Mr Neymour told The Tribune the government has intentionally misled the public on matters relating to BPL, despite knowing from the onset that the energy generation area of the corporation was operating on a “wing and a prayer”.

In addition to accusing the PLP of shamelessly adopting a scheme it had previously criticised, the former South Beach MP suggested the Christie administration was being disingenuous over what was spurring the recent rate reduction in power bills across New Providence.

Mr Neymour revealed that sources within BPL have noted the failure of one of its major generators at the corporation’s Blue Hill Road Power Station.

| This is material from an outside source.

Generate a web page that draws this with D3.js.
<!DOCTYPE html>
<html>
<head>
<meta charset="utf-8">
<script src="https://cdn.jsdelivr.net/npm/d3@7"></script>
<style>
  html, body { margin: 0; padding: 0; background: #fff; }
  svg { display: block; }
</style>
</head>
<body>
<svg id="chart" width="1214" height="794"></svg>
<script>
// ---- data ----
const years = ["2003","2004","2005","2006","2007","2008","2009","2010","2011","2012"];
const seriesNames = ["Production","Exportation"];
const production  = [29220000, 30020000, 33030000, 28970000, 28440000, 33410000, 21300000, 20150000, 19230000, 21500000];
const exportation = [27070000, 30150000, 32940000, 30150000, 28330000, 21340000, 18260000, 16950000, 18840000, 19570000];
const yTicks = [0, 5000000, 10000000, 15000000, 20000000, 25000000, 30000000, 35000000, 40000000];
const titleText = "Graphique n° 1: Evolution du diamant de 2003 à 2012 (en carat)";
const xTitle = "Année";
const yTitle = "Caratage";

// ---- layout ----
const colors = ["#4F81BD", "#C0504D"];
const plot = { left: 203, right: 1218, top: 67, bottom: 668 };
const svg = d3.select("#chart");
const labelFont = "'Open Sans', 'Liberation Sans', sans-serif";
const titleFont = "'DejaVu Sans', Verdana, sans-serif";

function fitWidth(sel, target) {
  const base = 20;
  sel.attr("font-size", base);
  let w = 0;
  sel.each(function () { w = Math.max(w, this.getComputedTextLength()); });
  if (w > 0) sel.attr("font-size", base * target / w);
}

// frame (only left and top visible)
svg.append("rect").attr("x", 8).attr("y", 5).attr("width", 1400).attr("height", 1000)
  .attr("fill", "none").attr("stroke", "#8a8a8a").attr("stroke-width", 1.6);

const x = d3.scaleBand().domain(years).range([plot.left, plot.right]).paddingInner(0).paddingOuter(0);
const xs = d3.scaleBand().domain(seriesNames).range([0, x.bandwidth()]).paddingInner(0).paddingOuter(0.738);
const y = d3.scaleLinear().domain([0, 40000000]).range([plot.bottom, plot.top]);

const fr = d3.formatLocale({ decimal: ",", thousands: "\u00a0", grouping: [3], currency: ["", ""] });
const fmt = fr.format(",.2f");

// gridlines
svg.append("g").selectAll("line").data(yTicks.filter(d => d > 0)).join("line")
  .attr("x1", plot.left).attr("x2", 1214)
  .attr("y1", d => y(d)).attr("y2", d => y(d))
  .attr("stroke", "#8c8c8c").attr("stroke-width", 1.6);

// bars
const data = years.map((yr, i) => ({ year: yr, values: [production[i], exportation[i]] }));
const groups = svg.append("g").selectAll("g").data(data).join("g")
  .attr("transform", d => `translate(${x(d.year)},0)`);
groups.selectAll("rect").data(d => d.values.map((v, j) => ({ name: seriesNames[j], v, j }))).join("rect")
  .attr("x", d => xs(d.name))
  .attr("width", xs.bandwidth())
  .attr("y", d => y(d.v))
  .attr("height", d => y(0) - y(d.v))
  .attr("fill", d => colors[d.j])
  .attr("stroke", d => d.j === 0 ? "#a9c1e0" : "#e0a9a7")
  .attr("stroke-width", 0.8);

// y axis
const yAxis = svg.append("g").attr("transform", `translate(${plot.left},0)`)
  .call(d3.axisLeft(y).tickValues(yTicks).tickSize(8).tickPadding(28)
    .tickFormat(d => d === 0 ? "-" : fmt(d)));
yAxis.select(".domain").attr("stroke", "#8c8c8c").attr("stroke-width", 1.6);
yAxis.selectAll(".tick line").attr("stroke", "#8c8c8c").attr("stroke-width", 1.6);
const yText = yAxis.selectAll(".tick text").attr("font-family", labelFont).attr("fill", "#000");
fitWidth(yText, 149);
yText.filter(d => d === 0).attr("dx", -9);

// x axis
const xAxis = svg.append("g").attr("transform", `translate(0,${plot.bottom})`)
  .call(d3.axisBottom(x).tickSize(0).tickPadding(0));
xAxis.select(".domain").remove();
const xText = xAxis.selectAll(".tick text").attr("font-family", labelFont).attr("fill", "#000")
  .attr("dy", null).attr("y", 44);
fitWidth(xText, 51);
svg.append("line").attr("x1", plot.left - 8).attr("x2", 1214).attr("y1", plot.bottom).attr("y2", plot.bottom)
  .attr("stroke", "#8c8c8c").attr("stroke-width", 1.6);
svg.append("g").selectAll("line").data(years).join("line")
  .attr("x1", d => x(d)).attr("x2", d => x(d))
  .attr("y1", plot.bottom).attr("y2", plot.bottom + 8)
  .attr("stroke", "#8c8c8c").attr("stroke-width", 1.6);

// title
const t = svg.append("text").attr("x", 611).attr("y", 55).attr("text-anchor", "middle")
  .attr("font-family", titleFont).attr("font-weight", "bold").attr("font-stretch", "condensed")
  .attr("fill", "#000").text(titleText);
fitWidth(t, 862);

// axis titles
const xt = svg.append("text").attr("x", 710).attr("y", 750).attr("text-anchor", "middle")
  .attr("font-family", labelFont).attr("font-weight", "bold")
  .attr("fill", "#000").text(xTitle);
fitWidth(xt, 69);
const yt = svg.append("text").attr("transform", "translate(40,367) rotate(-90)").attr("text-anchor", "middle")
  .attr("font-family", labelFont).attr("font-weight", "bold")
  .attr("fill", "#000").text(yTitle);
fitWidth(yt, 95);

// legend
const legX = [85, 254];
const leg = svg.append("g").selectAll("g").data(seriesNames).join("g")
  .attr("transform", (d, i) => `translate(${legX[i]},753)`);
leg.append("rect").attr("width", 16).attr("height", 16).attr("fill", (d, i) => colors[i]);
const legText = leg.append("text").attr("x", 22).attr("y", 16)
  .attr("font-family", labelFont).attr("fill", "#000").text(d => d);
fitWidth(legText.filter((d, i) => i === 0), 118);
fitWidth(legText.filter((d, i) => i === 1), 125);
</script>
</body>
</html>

He alleged that the government, through the management of BPL, has entered into leasing agreements with foreign companies to rent out additional generators to offset the loss.

The Free National Movement (FNM), during its last stint in office, rented a number of generators to help with the load demands of New Providence.

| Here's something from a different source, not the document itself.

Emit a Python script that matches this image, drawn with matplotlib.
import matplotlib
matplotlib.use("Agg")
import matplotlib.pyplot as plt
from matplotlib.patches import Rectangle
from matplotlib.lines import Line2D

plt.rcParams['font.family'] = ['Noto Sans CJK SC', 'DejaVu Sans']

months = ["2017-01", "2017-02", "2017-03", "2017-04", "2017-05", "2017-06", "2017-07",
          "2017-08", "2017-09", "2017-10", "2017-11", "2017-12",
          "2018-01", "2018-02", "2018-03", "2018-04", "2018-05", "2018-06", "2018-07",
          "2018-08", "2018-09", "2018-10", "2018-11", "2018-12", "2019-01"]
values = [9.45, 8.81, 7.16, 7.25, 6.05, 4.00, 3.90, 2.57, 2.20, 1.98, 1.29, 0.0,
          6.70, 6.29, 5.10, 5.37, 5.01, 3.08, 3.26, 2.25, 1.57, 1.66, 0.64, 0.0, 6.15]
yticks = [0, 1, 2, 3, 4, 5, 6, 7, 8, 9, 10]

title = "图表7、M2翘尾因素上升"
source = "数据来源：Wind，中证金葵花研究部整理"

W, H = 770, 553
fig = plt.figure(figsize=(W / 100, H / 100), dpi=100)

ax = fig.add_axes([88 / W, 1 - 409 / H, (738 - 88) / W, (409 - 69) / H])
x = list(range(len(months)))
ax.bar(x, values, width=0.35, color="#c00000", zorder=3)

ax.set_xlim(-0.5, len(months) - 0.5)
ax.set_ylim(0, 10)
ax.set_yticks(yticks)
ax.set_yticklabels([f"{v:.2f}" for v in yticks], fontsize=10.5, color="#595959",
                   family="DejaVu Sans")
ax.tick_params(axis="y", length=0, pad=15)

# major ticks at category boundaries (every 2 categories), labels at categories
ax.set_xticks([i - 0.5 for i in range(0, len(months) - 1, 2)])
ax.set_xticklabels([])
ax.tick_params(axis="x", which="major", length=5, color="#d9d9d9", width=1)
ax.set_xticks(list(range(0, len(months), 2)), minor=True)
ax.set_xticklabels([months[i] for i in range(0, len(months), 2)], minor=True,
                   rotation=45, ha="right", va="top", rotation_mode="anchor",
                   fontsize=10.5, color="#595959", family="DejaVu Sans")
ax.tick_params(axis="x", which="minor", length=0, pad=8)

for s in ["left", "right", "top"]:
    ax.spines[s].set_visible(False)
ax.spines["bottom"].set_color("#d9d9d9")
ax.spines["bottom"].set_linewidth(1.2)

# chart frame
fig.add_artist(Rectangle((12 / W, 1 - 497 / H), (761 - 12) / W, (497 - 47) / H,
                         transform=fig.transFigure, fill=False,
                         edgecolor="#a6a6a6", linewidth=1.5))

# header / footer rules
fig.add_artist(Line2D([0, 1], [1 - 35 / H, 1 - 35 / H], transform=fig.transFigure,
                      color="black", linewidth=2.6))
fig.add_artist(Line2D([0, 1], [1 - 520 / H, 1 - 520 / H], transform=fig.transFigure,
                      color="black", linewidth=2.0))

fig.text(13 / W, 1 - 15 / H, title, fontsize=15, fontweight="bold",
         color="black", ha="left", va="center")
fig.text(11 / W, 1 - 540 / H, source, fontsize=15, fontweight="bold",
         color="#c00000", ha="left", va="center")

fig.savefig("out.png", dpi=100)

In August, 2014, Mr Miller, then BEC chairman, said the FNM paid $750,000 a month to rent the generators, lamenting that the party would have been better served constructing a new plant at Clifton Pier.

“Instead, they spent money on that and on putting up plants in Family Islands like Abaco, Eleuthera and Bimini when those islands didn’t need them. If (Mr Neymour) was on top of everything like he tries to seem, he would have made some effort to try to put up a new plant in New Providence where it was necessary,” Mr Miller was quoted as saying.

Meanwhile, Mr Neymour yesterday scoffed at the fact that less than two years later this administration is in a similar situation.

“When I was in charge of BEC I went to the public, I was honest, I explained detail by detail why BEC need to raise its rates. I was ridiculed by the entire PLP. If they had stuck to the plans we had implanted at that point BEC would have been on a better footing,” Mr Neymour said.

“They are being deceitful on multiple fronts at the moment. Essentially BPL is relying more on rental generators now, than it is on the generators it owns because those generators (the ones owned BPL) are in such poor condition.

“That is why I stated it two years ago, the way in which the government is running BEC/BPL was unsustainable. They got breaks on fuel, dropping from $100 per barrel when we were in office to $30 per barrel recently and it has stabilised at $50 per barrel.

“They should have come honestly and told Bahamians as I attempted to do. Instead, the PLP perpetuated that the rate decreases were because of them. Attempting to deceive the people.

“How is it that they found a way to lower the rate and now there are rumblings about a rate increase? If this goes through, when one would have added all the smaller aspects of their bills - base rate, fuel charge, Value Added Tax and this new bond fee - electricity would be more expensive than it ever was under the FNM.”

Earlier this month BPL CEO Pamela Hill wrote a letter to customers detailing the need for a rate increase, suggesting that the company was unable to meet its responsibility due to the lack of finances to expand and develop its services.

It was later reported that Cabinet denied this request.